--- Provided records ---
::::::::::
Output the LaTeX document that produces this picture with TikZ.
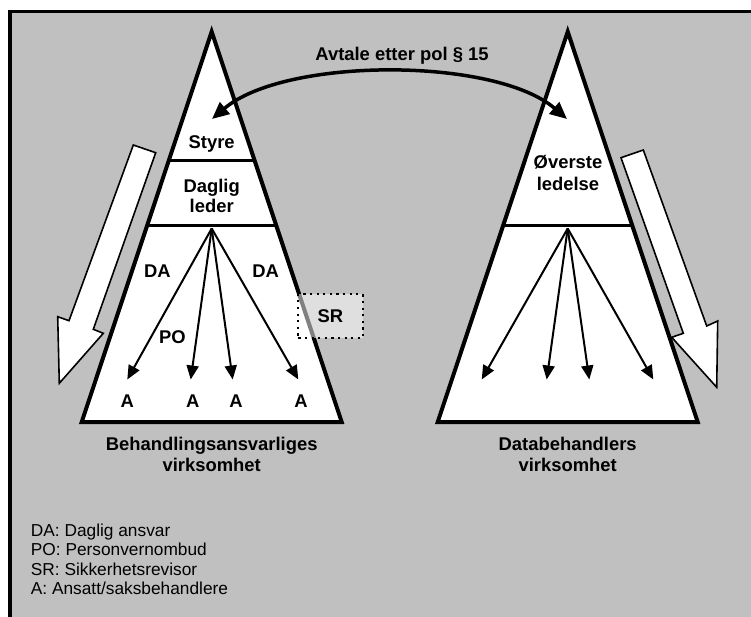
\documentclass[tikz,border=0pt]{standalone}
\usepackage{fontspec}
\setmainfont{Liberation Sans}
\usetikzlibrary{arrows.meta}
\definecolor{bg}{RGB}{192,192,192}
\begin{document}
\begin{tikzpicture}[x=1pt,y=-1pt,
  lbl/.style={font=\fontsize{18.4}{20}\selectfont\bfseries, inner sep=0pt, anchor=base},
  leg/.style={font=\fontsize{17.3}{19}\selectfont, inner sep=0pt, anchor=base west},
  tri/.style={draw, fill=white, line width=4pt, line join=miter},
  divline/.style={line width=3.5pt},
  fan/.style={line width=2pt, -{Triangle[length=14pt,width=12pt]}},
  bigarrow/.style={draw, fill=white, line width=1.6pt, line join=miter},
  deal/.style={line width=3.5pt, {Triangle[length=17pt,width=15pt]}-{Triangle[length=17pt,width=15pt]}},
  srbox/.style={draw, line width=2.2pt, dash pattern=on 2.2pt off 4.4pt, fill=white, fill opacity=0.5, minimum width=64.4pt, minimum height=43.4pt, inner sep=0pt}
]
\useasboundingbox (0,0) rectangle (751,617);
\fill[white] (0,0) rectangle (751,617);
\clip (0,0) rectangle (751,617);
% frame
\draw[fill=bg, line width=3.5pt] (10,11.7) rectangle (800,700);

% white process arrows
\path[bigarrow] (133.3,145) -- (155.7,152.7) -- (93.3,329.3) -- (103.3,333.3) -- (59.3,383.3) -- (57.7,316.7) -- (69,320.7) -- cycle;
\path[bigarrow] (621,157.7) -- (643.3,150) -- (706.7,326) -- (717.7,321) -- (716.7,387.3) -- (671.7,337.3) -- (683.3,333.3) -- cycle;

% triangles
\path[tri] (211.7,31.7) -- (341.7,422) -- (81.7,422) -- cycle;
\path[tri] (567.7,31.7) -- (697.7,422) -- (437.7,422) -- cycle;

% dividers
\draw[divline] (168.7,160.7) -- (254.7,160.7);
\draw[divline] (147.1,225.7) -- (276.3,225.7);
\draw[divline] (503.1,225.7) -- (632.3,225.7);

% fans
\coordinate (hubL) at (211.7,228.5);
\coordinate (hubR) at (567.7,228.5);
\coordinate (tL1) at (127.3,379.5);
\coordinate (tL2) at (190.7,379.5);
\coordinate (tL3) at (232.7,379.5);
\coordinate (tL4) at (298.3,379.5);
\coordinate (tR1) at (481.7,379.5);
\coordinate (tR2) at (546.7,379.5);
\coordinate (tR3) at (589.3,379.5);
\coordinate (tR4) at (653.3,379.5);
\foreach \t in {tL1,tL2,tL3,tL4} \draw[fan] (hubL) -- (\t);
\foreach \t in {tR1,tR2,tR3,tR4} \draw[fan] (hubR) -- (\t);

% agreement curve
\coordinate (cl) at (212,119);
\coordinate (cr) at (567,119);
\draw[deal] (cl) .. controls (285,57) and (495,57) .. (cr);

% SR box
\node[srbox] (srb) at (330.5,316) {};
\node[lbl] (sr) at (330.5,322.7) {SR};

% labels
\node[lbl] (avtale) at (402,61) {Avtale etter pol § 15};
\node[lbl] (styre) at (211.7,148.3) {Styre};
\node[lbl] (daglig) at (211.7,192.7) {Daglig};
\node[lbl] (leder) at (211.7,212.3) {leder};
\node[lbl] (overste) at (568,168.3) {Øverste};
\node[lbl] (ledelse) at (568,190.7) {ledelse};
\node[lbl] (da1) at (157.3,277.3) {DA};
\node[lbl] (da2) at (265.7,277.3) {DA};
\node[lbl] (po) at (172.3,343.3) {PO};
\node[lbl] (a1) at (127.3,407.3) {A};
\node[lbl] (a2) at (192.7,407.3) {A};
\node[lbl] (a3) at (236,407.3) {A};
\node[lbl] (a4) at (301,407.3) {A};
\node[lbl] (beh1) at (211.7,450.7) {Behandlingsansvarliges};
\node[lbl] (beh2) at (211.7,471) {virksomhet};
\node[lbl] (dat1) at (567.7,450.7) {Databehandlers};
\node[lbl] (dat2) at (567.7,471) {virksomhet};

% legend
\node[leg] (l1) at (30.7,536) {DA: Daglig ansvar};
\node[leg] (l2) at (30.7,555.5) {PO: Personvernombud};
\node[leg] (l3) at (30.7,575) {SR: Sikkerhetsrevisor};
\node[leg] (l4) at (30.7,594.5) {A: Ansatt/saksbehandlere};
\end{tikzpicture}
\end{document}
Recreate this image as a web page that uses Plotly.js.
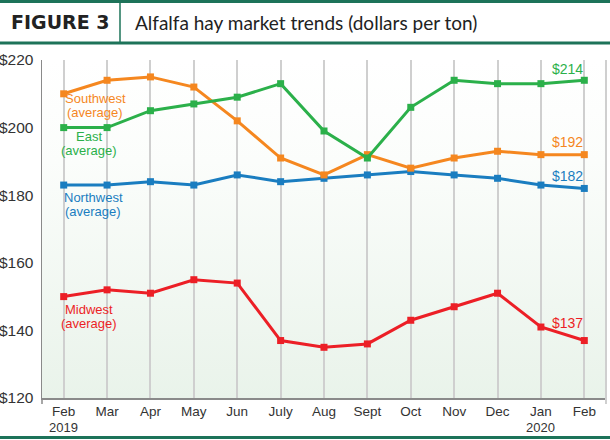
<!DOCTYPE html>
<html>
<head>
<meta charset="utf-8">
<script src="https://cdn.plot.ly/plotly-3.0.1.min.js"></script>
<style>
  html, body { margin: 0; padding: 0; background: #ffffff; }
  #chart { width: 610px; height: 440px; }
</style>
</head>
<body>
<div id="chart"></div>
<script>
// Monthly alfalfa hay prices, Feb 2019 – Feb 2020 (dollars per ton)
const months = ['Feb', 'Mar', 'Apr', 'May', 'Jun', 'July', 'Aug', 'Sept', 'Oct', 'Nov', 'Dec', 'Jan', 'Feb'];
const years = [{ index: 0, text: '2019' }, { index: 11, text: '2020' }];
const southwest = [210, 214, 215, 212, 202, 191, 186, 192, 188, 191, 193, 192, 192];
const east      = [200, 200, 205, 207, 209, 213, 199, 191, 206, 214, 213, 213, 214];
const northwest = [183, 183, 184, 183, 186, 184, 185, 186, 187, 186, 185, 183, 182];
const midwest   = [150, 152, 151, 155, 154, 137, 135, 136, 143, 147, 151, 141, 137];
const yTicks = [120, 140, 160, 180, 200, 220];

const W = 610, H = 440;
const M = { l: 42, r: 4, t: 60, b: 42 };
const plotW = W - M.l - M.r, plotH = H - M.t - M.b;
// pixel -> paper coordinates, for header and frame decorations
const px = x => (x - M.l) / plotW;
const py = y => (H - M.b - y) / plotH;

const SANS = '"Liberation Sans", Arial, sans-serif';
const C = { sw: '#f5871f', east: '#2bb04a', nw: '#1a7dc0', mw: '#ec1f26', frame: '#1d7359', text: '#333333' };

const idx = months.map((_, i) => i);
function series(name, vals, color) {
  return {
    type: 'scatter', mode: 'lines+markers', name: name,
    x: idx, y: vals,
    line: { color: color, width: 3 },
    marker: { color: color, symbol: 'square', size: 7 },
    hoverinfo: 'skip', cliponaxis: false
  };
}
const traces = [
  series('Northwest', northwest, C.nw),
  series('Midwest', midwest, C.mw),
  series('Southwest', southwest, C.sw),
  series('East', east, C.east)
];

const last = months.length - 1;
// two-line series captions, set line by line for tight leading
function seriesLabel(lines, x, y, color) {
  return lines.map((t, i) => ({
    text: t, xref: 'paper', yref: 'paper', x: px(x), y: py(y + i * 14.5), showarrow: false,
    xanchor: 'center', yanchor: 'middle', borderpad: 0,
    font: { family: SANS, size: 13, color: color }
  }));
}
function endLabel(vals, yPix, color) {
  return { text: '$' + vals[last], x: last, xref: 'x', yref: 'paper', y: py(yPix), showarrow: false,
           xanchor: 'right', xshift: 1, yanchor: 'middle',
           font: { family: SANS, size: 14, color: color } };
}
const yearLabels = years.map(yr => ({
  text: yr.text, x: yr.index, xref: 'x', yref: 'paper', y: py(427), showarrow: false,
  xanchor: 'center', yanchor: 'middle', borderpad: 0,
  font: { family: SANS, size: 13, color: C.text }
}));

const gradient = 'data:image/svg+xml;utf8,' + encodeURIComponent(
  '<svg xmlns="http://www.w3.org/2000/svg" width="10" height="100" preserveAspectRatio="none">' +
  '<defs><linearGradient id="g" x1="0" y1="0" x2="0" y2="1">' +
  '<stop offset="0" stop-color="#ffffff"/><stop offset="0.3" stop-color="#fbfdfb"/><stop offset="1" stop-color="#e9f3ea"/>' +
  '</linearGradient></defs><rect width="10" height="100" fill="url(#g)"/></svg>');

const layout = {
  width: W, height: H,
  margin: M,
  paper_bgcolor: '#ffffff',
  plot_bgcolor: 'rgba(0,0,0,0)',
  showlegend: false,
  xaxis: {
    range: [-0.5, 12.5], tickvals: idx, ticktext: months,
    showgrid: true, gridcolor: '#cfcfcf', gridwidth: 2,
    zeroline: false, showline: true, linecolor: '#8a8a8a', linewidth: 1.5,
    ticks: '', ticklabelstandoff: 0,
    tickfont: { family: SANS, size: 13.5, color: C.text }
  },
  yaxis: {
    range: [120, 220], tickvals: yTicks, ticktext: yTicks.map(v => '$' + v),
    showgrid: false, zeroline: false, showline: true, linecolor: '#8a8a8a', linewidth: 1.5,
    ticks: '', ticklabelstandoff: 4,
    tickfont: { family: SANS, size: 15.5, color: C.text }
  },
  images: [{ source: gradient, xref: 'paper', yref: 'paper', x: 0, y: 1, sizex: 1, sizey: 1,
             sizing: 'stretch', layer: 'below' }],
  shapes: [
    // header rules and divider
    { type: 'line', xref: 'paper', yref: 'paper', x0: px(0), x1: px(W), y0: py(1.5), y1: py(1.5), line: { color: C.frame, width: 3 } },
    { type: 'line', xref: 'paper', yref: 'paper', x0: px(0), x1: px(W), y0: py(43), y1: py(43), line: { color: C.frame, width: 3 } },
    { type: 'line', xref: 'paper', yref: 'paper', x0: px(120), x1: px(120), y0: py(2), y1: py(43), line: { color: C.frame, width: 1.5 } },
    // bottom rule
    { type: 'line', xref: 'paper', yref: 'paper', x0: px(0), x1: px(W), y0: py(437.5), y1: py(437.5), line: { color: C.frame, width: 3 } },
    // right frame edge and the small end ticks below the x axis
    { type: 'line', xref: 'paper', yref: 'paper', x0: 1, x1: 1, y0: py(404), y1: 1, line: { color: '#cfcfcf', width: 2 } },
    { type: 'line', xref: 'paper', yref: 'paper', x0: 0, x1: 0, y0: py(404), y1: 0, line: { color: '#8a8a8a', width: 1.5 } }
  ],
  annotations: [
    { text: '<b>FIGURE 3</b>', xref: 'paper', yref: 'paper', x: px(9), y: py(22), showarrow: false,
      xanchor: 'left', yanchor: 'middle', font: { family: '"DejaVu Sans", sans-serif', size: 19, color: '#222222' } },
    { text: 'Alfalfa hay market trends (dollars per ton)', xref: 'paper', yref: 'paper', x: px(133), y: py(22),
      showarrow: false, xanchor: 'left', yanchor: 'middle',
      font: { family: 'Lato, "Open Sans", sans-serif', size: 19, color: '#222222' } },
    ...seriesLabel(['Southwest', '(average)'], 95, 98, C.sw),
    ...seriesLabel(['East', '(average)'], 88.5, 136, C.east),
    ...seriesLabel(['Northwest', '(average)'], 93, 197, C.nw),
    ...seriesLabel(['Midwest', '(average)'], 88.5, 309, C.mw),
    endLabel(east, 69, C.east),
    endLabel(southwest, 142, C.sw),
    endLabel(northwest, 176, C.nw),
    endLabel(midwest, 323, C.mw),
    ...yearLabels
  ]
};

Plotly.newPlot('chart', traces, layout, { staticPlot: true, displayModeBar: false });
</script>
</body>
</html>
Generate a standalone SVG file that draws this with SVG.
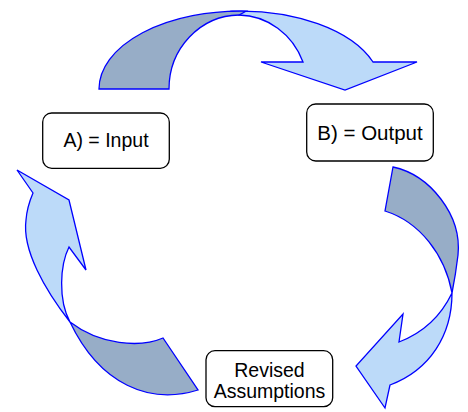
::::::::::
--- Work instructions ---
Quote the lines above exactly, starting with the one that has "Recreate this image" and ending with the one that has "frame: '#1d7359', text: '#333333'"; drop the pictures and include nothing else.

--- Solved problem ---
Recreate this image as a web page that uses Plotly.js.
<!DOCTYPE html>
<html>
<head>
<meta charset="utf-8">
<script src="https://cdn.plot.ly/plotly-3.0.1.min.js"></script>
<style>
  html, body { margin: 0; padding: 0; background: #ffffff; }
  #chart { width: 610px; height: 440px; }
</style>
</head>
<body>
<div id="chart"></div>
<script>
// Monthly alfalfa hay prices, Feb 2019 – Feb 2020 (dollars per ton)
const months = ['Feb', 'Mar', 'Apr', 'May', 'Jun', 'July', 'Aug', 'Sept', 'Oct', 'Nov', 'Dec', 'Jan', 'Feb'];
const years = [{ index: 0, text: '2019' }, { index: 11, text: '2020' }];
const southwest = [210, 214, 215, 212, 202, 191, 186, 192, 188, 191, 193, 192, 192];
const east      = [200, 200, 205, 207, 209, 213, 199, 191, 206, 214, 213, 213, 214];
const northwest = [183, 183, 184, 183, 186, 184, 185, 186, 187, 186, 185, 183, 182];
const midwest   = [150, 152, 151, 155, 154, 137, 135, 136, 143, 147, 151, 141, 137];
const yTicks = [120, 140, 160, 180, 200, 220];

const W = 610, H = 440;
const M = { l: 42, r: 4, t: 60, b: 42 };
const plotW = W - M.l - M.r, plotH = H - M.t - M.b;
// pixel -> paper coordinates, for header and frame decorations
const px = x => (x - M.l) / plotW;
const py = y => (H - M.b - y) / plotH;

const SANS = '"Liberation Sans", Arial, sans-serif';
const C = { sw: '#f5871f', east: '#2bb04a', nw: '#1a7dc0', mw: '#ec1f26', frame: '#1d7359', text: '#333333' };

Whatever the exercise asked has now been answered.